また、プロトタイプ版では全てFM音源の音色だけ、かつ発音数限定で作られていた曲もありましたが、実際に使われた楽曲ではその制約を脱し、ドラムはPCM、かつFM音源の発音数も当時の音源よりも多い曲があります。 その為、メリハリのあるドラムや複雑な和音構成が楽曲により深みを与えている感じです。 複雑な和音構成という部分では、例えば「戦場 散るもかなり(隠しボスバトル)」などがそうでしょう。 この曲は古代氏のお気に入りで、没になりかけたのをなんとか入れてもらったとか。 この曲に関しては、FM音源マニアックスに入っていた曲に近い部分がありますね。 FM音源マニアックスの曲は一聴してかなりアヴァンギャルドな雰囲気でしたが、和音構成といい怒涛のFM音+PCMドラムという音源構成といい、今考えるとこの曲は「世界樹の迷宮」の楽曲を示唆していたように思えます。(時期的に世界樹の開発をしていてもおかしくないので) そして、今回の楽曲のベースになっているクラシック音楽(オーケストラ)物は、十数年前から「アクトレイザー」「カルドセプト」等で聴けたわけですが、聴いた当時は正直、古代祐三氏のそれまでのイメージと違っていてかなり戸惑いました。 しかし、ここへきて改めて世界樹の音楽を聴くと、全てつながってるんだなぁ…と納得。
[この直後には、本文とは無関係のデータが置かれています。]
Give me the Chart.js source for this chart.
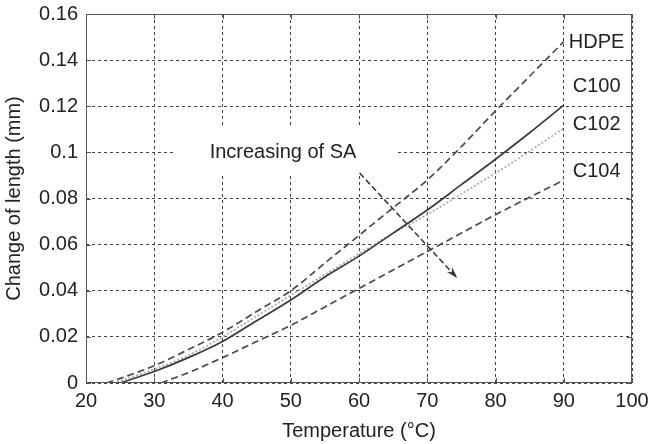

あと、NDS版とPC-88版の違いについて触れておきたいと思います。 NDS版は、NDSコンバート後の音源を収録しているようですが、やはりNDSの音源性能からか音割れが結構しています。 また、PCMドラムが若干浮いて聴こえる気がします。(逆にこういうのがいいって人もいるので、一概に悪いとは言えないのですが…^^;) それに対し、PC-88音源版は、バランスがバッチシです。(こちらがオリジナルだからある意味当然ですが) ドラムが浮いた感じが無くなり、FM音源の音色は滑らかかつ艶やかで、聴いている間は至福のひと時…素晴らしいです。
欲をいえば、(ゲームのイメージ上敢えて外したのだと思いますが)今回のアルバムでは古代氏の昔の作風の1つ「ポップンロール」風味の曲があまりありません。 FM音源で怒涛の転がりを見せるメロディ(ソロパート)やバッキングをもう一度聴いてみたいと思うのは恐らく私だけではないと思うのですが…こちらは次回作以降に是非期待したいところです。 しかし、総合評価としては超オススメです。 昔からの古代ファンも今のゲームミュージックファンも、そしてFalcom時代のFM音源(古代音色)に惚れた人には絶対に聴いて欲しいアルバムです。